• Short exercise: Skip the pictures. Transcribe the rest of the data below without changing a word.

-----

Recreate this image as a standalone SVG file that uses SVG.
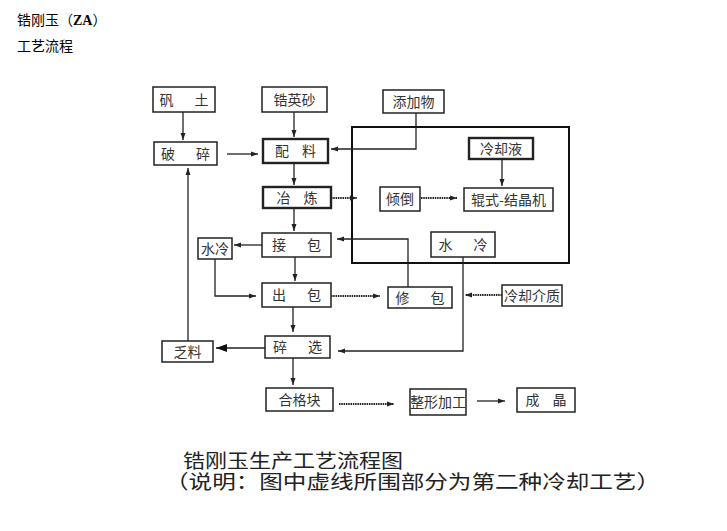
<svg xmlns="http://www.w3.org/2000/svg" width="727" height="531" viewBox="0 0 727 531">
<style>
  .box{fill:#fff;stroke:#222;stroke-width:1.5}
  .thick{stroke-width:2.4}
  .lbl{font-family:"Noto Sans CJK SC","Liberation Serif",sans-serif;font-size:14px;fill:#333;text-anchor:middle}
  .sp{word-spacing:10px}
  .wide{word-spacing:18px}
  .ln{fill:none;stroke:#222;stroke-width:1.3}
  .dot{stroke-dasharray:1.5 0.8;stroke-width:1.8}
  .hd{font-family:"Noto Sans CJK SC","Liberation Sans",sans-serif;font-size:14px;fill:#000}
  .cap{font-family:"Liberation Serif","Noto Sans CJK SC",serif;fill:#222}
</style>
<defs>
  <marker id="ah" markerUnits="userSpaceOnUse" markerWidth="8" markerHeight="6" refX="7" refY="3" orient="auto">
    <path d="M0,0.5 L7,3 L0,5.5 Z" fill="#222"/>
  </marker>
  <marker id="ahb" markerUnits="userSpaceOnUse" markerWidth="12" markerHeight="8" refX="11" refY="4" orient="auto">
    <path d="M0,0 L11,4 L0,8 Z" fill="#111"/>
  </marker>
</defs>
<rect width="727" height="531" fill="#fff"/>

<text class="hd" x="17" y="25">锆刚玉（<tspan font-weight="bold" font-family="Liberation Serif">ZA</tspan>）</text>
<text class="hd" x="17" y="51">工艺流程</text>

<g id="bigbox"><rect x="352" y="127" width="217" height="136" fill="none" stroke="#111" stroke-width="2"/></g>

<g id="n_fantu"><rect class="box" x="153" y="87" width="62" height="25"/><text class="lbl wide" x="184" y="105">矾 土</text></g>
<g id="n_gaoying"><rect class="box" x="262" y="87" width="65" height="25"/><text class="lbl" x="294.5" y="105">锆英砂</text></g>
<g id="n_tianjia"><rect class="box" x="383" y="90" width="61" height="23"/><text class="lbl" x="413.5" y="107">添加物</text></g>
<g id="n_posui"><rect class="box" x="154" y="142" width="63" height="23"/><text class="lbl wide" x="185.5" y="159">破 碎</text></g>
<g id="n_peiliao"><rect class="box thick" x="263" y="139" width="65" height="24"/><text class="lbl sp" x="295.5" y="156">配 料</text></g>
<g id="n_lengque"><rect class="box thick" x="469" y="138" width="64" height="21"/><text class="lbl" x="501" y="154">冷却液</text></g>
<g id="n_yelian"><rect class="box thick" x="263" y="187" width="68" height="21"/><text class="lbl sp" x="297" y="203">冶 炼</text></g>
<g id="n_qingdao"><rect class="box" x="380" y="187" width="40" height="24"/><text class="lbl" x="400" y="204">倾倒</text></g>
<g id="n_gunshi"><rect class="box" x="464" y="188" width="89" height="23"/><text class="lbl" x="508.5" y="205">辊式-结晶机</text></g>
<g id="n_jiebao"><rect class="box" x="262" y="233" width="69" height="24"/><text class="lbl wide" x="296.5" y="250">接 包</text></g>
<g id="n_shuileng1"><rect class="box" x="198" y="238" width="34" height="21"/><text class="lbl" x="215" y="254" fill="#000">水冷</text></g>
<g id="n_shuileng2"><rect class="box" x="431" y="232" width="64" height="25"/><text class="lbl wide" x="463" y="250">水 冷</text></g>
<g id="n_chubao"><rect class="box" x="262" y="283" width="69" height="24"/><text class="lbl wide" x="296.5" y="300">出 包</text></g>
<g id="n_xiubao"><rect class="box" x="388" y="287" width="64" height="21"/><text class="lbl wide" x="420" y="303">修 包</text></g>
<g id="n_lengquejiezhi"><rect class="box" x="502" y="285" width="60" height="21"/><text class="lbl" x="532" y="301">冷却介质</text></g>
<g id="n_faliao"><rect class="box" x="162" y="341" width="51" height="21"/><text class="lbl" x="187.5" y="357">乏料</text></g>
<g id="n_suixuan"><rect class="box" x="265" y="336" width="65" height="22"/><text class="lbl wide" x="297.5" y="352">碎 选</text></g>
<g id="n_hegekuai"><rect class="box" x="266" y="388" width="67" height="23"/><text class="lbl" x="299.5" y="405">合格块</text></g>
<g id="n_zhengxing"><rect class="box" x="410" y="389" width="56" height="26"/><text class="lbl" x="438" y="407" font-size="13">整形加工</text></g>
<g id="n_chengjing"><rect class="box" x="517" y="388" width="58" height="24"/><text class="lbl sp" x="546" y="405">成 晶</text></g>

<g id="connectors">
  <path class="ln" d="M183 112 V140" marker-end="url(#ah)"/>
  <path class="ln" d="M294 112 V137" marker-end="url(#ah)"/>
  <path class="ln" d="M227 154 H258" marker-end="url(#ah)"/>
  <path class="ln" d="M416 113 V149 H331" stroke-width="1.8" marker-end="url(#ah)"/>
  <path class="ln" d="M294 163 V185" marker-end="url(#ah)"/>
  <path class="ln dot" d="M331 198 H357" marker-end="url(#ah)"/>
  <path class="ln" d="M502 159 V186" marker-end="url(#ah)"/>
  <path class="ln dot" d="M421 198 H457" marker-end="url(#ah)"/>
  <path class="ln" d="M294 208 V231" marker-end="url(#ah)"/>
  <path class="ln" d="M262 245 H234" marker-end="url(#ah)"/>
  <path class="ln" d="M215 259 V296 H256" stroke-width="1.6" marker-end="url(#ah)"/>
  <path class="ln" d="M295 257 V281" marker-end="url(#ah)"/>
  <path class="ln" d="M408 287 V239 H337" marker-end="url(#ah)"/>
  <path class="ln dot" d="M331 296 H380" marker-end="url(#ah)"/>
  <path class="ln" d="M463 257 V351 H338" marker-end="url(#ah)"/>
  <path class="ln dot" d="M502 295 H465" marker-end="url(#ah)"/>
  <path class="ln" d="M293 307 V332" marker-end="url(#ah)"/>
  <path class="ln" d="M265 348 H216" stroke-width="1.8" marker-end="url(#ahb)"/>
  <path class="ln" d="M188 341 V168" marker-end="url(#ah)"/>
  <path class="ln" d="M293 358 V385" marker-end="url(#ah)"/>
  <path class="ln dot" d="M339 404 H394" stroke-width="2.2" marker-end="url(#ah)"/>
  <path class="ln" d="M477 401 H505" marker-end="url(#ah)"/>
</g>

<text class="cap" x="183" y="467.5" font-size="19" textLength="220" lengthAdjust="spacingAndGlyphs">锆刚玉生产工艺流程图</text>
<text class="cap" x="165" y="488.5" font-size="19.5" textLength="495" lengthAdjust="spacingAndGlyphs">（说明：图中虚线所围部分为第二种冷却工艺）</text>
</svg>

-----

• Written response:
Recreate this image as a standalone SVG file that uses SVG.
<svg xmlns="http://www.w3.org/2000/svg" width="727" height="531" viewBox="0 0 727 531">
<style>
  .box{fill:#fff;stroke:#222;stroke-width:1.5}
  .thick{stroke-width:2.4}
  .lbl{font-family:"Noto Sans CJK SC","Liberation Serif",sans-serif;font-size:14px;fill:#333;text-anchor:middle}
  .sp{word-spacing:10px}
  .wide{word-spacing:18px}
  .ln{fill:none;stroke:#222;stroke-width:1.3}
  .dot{stroke-dasharray:1.5 0.8;stroke-width:1.8}
  .hd{font-family:"Noto Sans CJK SC","Liberation Sans",sans-serif;font-size:14px;fill:#000}
  .cap{font-family:"Liberation Serif","Noto Sans CJK SC",serif;fill:#222}
</style>
<defs>
  <marker id="ah" markerUnits="userSpaceOnUse" markerWidth="8" markerHeight="6" refX="7" refY="3" orient="auto">
    <path d="M0,0.5 L7,3 L0,5.5 Z" fill="#222"/>
  </marker>
  <marker id="ahb" markerUnits="userSpaceOnUse" markerWidth="12" markerHeight="8" refX="11" refY="4" orient="auto">
    <path d="M0,0 L11,4 L0,8 Z" fill="#111"/>
  </marker>
</defs>
<rect width="727" height="531" fill="#fff"/>

<text class="hd" x="17" y="25">锆刚玉（<tspan font-weight="bold" font-family="Liberation Serif">ZA</tspan>）</text>
<text class="hd" x="17" y="51">工艺流程</text>

<g id="bigbox"><rect x="352" y="127" width="217" height="136" fill="none" stroke="#111" stroke-width="2"/></g>

<g id="n_fantu"><rect class="box" x="153" y="87" width="62" height="25"/><text class="lbl wide" x="184" y="105">矾 土</text></g>
<g id="n_gaoying"><rect class="box" x="262" y="87" width="65" height="25"/><text class="lbl" x="294.5" y="105">锆英砂</text></g>
<g id="n_tianjia"><rect class="box" x="383" y="90" width="61" height="23"/><text class="lbl" x="413.5" y="107">添加物</text></g>
<g id="n_posui"><rect class="box" x="154" y="142" width="63" height="23"/><text class="lbl wide" x="185.5" y="159">破 碎</text></g>
<g id="n_peiliao"><rect class="box thick" x="263" y="139" width="65" height="24"/><text class="lbl sp" x="295.5" y="156">配 料</text></g>
<g id="n_lengque"><rect class="box thick" x="469" y="138" width="64" height="21"/><text class="lbl" x="501" y="154">冷却液</text></g>
<g id="n_yelian"><rect class="box thick" x="263" y="187" width="68" height="21"/><text class="lbl sp" x="297" y="203">冶 炼</text></g>
<g id="n_qingdao"><rect class="box" x="380" y="187" width="40" height="24"/><text class="lbl" x="400" y="204">倾倒</text></g>
<g id="n_gunshi"><rect class="box" x="464" y="188" width="89" height="23"/><text class="lbl" x="508.5" y="205">辊式-结晶机</text></g>
<g id="n_jiebao"><rect class="box" x="262" y="233" width="69" height="24"/><text class="lbl wide" x="296.5" y="250">接 包</text></g>
<g id="n_shuileng1"><rect class="box" x="198" y="238" width="34" height="21"/><text class="lbl" x="215" y="254" fill="#000">水冷</text></g>
<g id="n_shuileng2"><rect class="box" x="431" y="232" width="64" height="25"/><text class="lbl wide" x="463" y="250">水 冷</text></g>
<g id="n_chubao"><rect class="box" x="262" y="283" width="69" height="24"/><text class="lbl wide" x="296.5" y="300">出 包</text></g>
<g id="n_xiubao"><rect class="box" x="388" y="287" width="64" height="21"/><text class="lbl wide" x="420" y="303">修 包</text></g>
<g id="n_lengquejiezhi"><rect class="box" x="502" y="285" width="60" height="21"/><text class="lbl" x="532" y="301">冷却介质</text></g>
<g id="n_faliao"><rect class="box" x="162" y="341" width="51" height="21"/><text class="lbl" x="187.5" y="357">乏料</text></g>
<g id="n_suixuan"><rect class="box" x="265" y="336" width="65" height="22"/><text class="lbl wide" x="297.5" y="352">碎 选</text></g>
<g id="n_hegekuai"><rect class="box" x="266" y="388" width="67" height="23"/><text class="lbl" x="299.5" y="405">合格块</text></g>
<g id="n_zhengxing"><rect class="box" x="410" y="389" width="56" height="26"/><text class="lbl" x="438" y="407" font-size="13">整形加工</text></g>
<g id="n_chengjing"><rect class="box" x="517" y="388" width="58" height="24"/><text class="lbl sp" x="546" y="405">成 晶</text></g>

<g id="connectors">
  <path class="ln" d="M183 112 V140" marker-end="url(#ah)"/>
  <path class="ln" d="M294 112 V137" marker-end="url(#ah)"/>
  <path class="ln" d="M227 154 H258" marker-end="url(#ah)"/>
  <path class="ln" d="M416 113 V149 H331" stroke-width="1.8" marker-end="url(#ah)"/>
  <path class="ln" d="M294 163 V185" marker-end="url(#ah)"/>
  <path class="ln dot" d="M331 198 H357" marker-end="url(#ah)"/>
  <path class="ln" d="M502 159 V186" marker-end="url(#ah)"/>
  <path class="ln dot" d="M421 198 H457" marker-end="url(#ah)"/>
  <path class="ln" d="M294 208 V231" marker-end="url(#ah)"/>
  <path class="ln" d="M262 245 H234" marker-end="url(#ah)"/>
  <path class="ln" d="M215 259 V296 H256" stroke-width="1.6" marker-end="url(#ah)"/>
  <path class="ln" d="M295 257 V281" marker-end="url(#ah)"/>
  <path class="ln" d="M408 287 V239 H337" marker-end="url(#ah)"/>
  <path class="ln dot" d="M331 296 H380" marker-end="url(#ah)"/>
  <path class="ln" d="M463 257 V351 H338" marker-end="url(#ah)"/>
  <path class="ln dot" d="M502 295 H465" marker-end="url(#ah)"/>
  <path class="ln" d="M293 307 V332" marker-end="url(#ah)"/>
  <path class="ln" d="M265 348 H216" stroke-width="1.8" marker-end="url(#ahb)"/>
  <path class="ln" d="M188 341 V168" marker-end="url(#ah)"/>
  <path class="ln" d="M293 358 V385" marker-end="url(#ah)"/>
  <path class="ln dot" d="M339 404 H394" stroke-width="2.2" marker-end="url(#ah)"/>
  <path class="ln" d="M477 401 H505" marker-end="url(#ah)"/>
</g>

<text class="cap" x="183" y="467.5" font-size="19" textLength="220" lengthAdjust="spacingAndGlyphs">锆刚玉生产工艺流程图</text>
<text class="cap" x="165" y="488.5" font-size="19.5" textLength="495" lengthAdjust="spacingAndGlyphs">（说明：图中虚线所围部分为第二种冷却工艺）</text>
</svg>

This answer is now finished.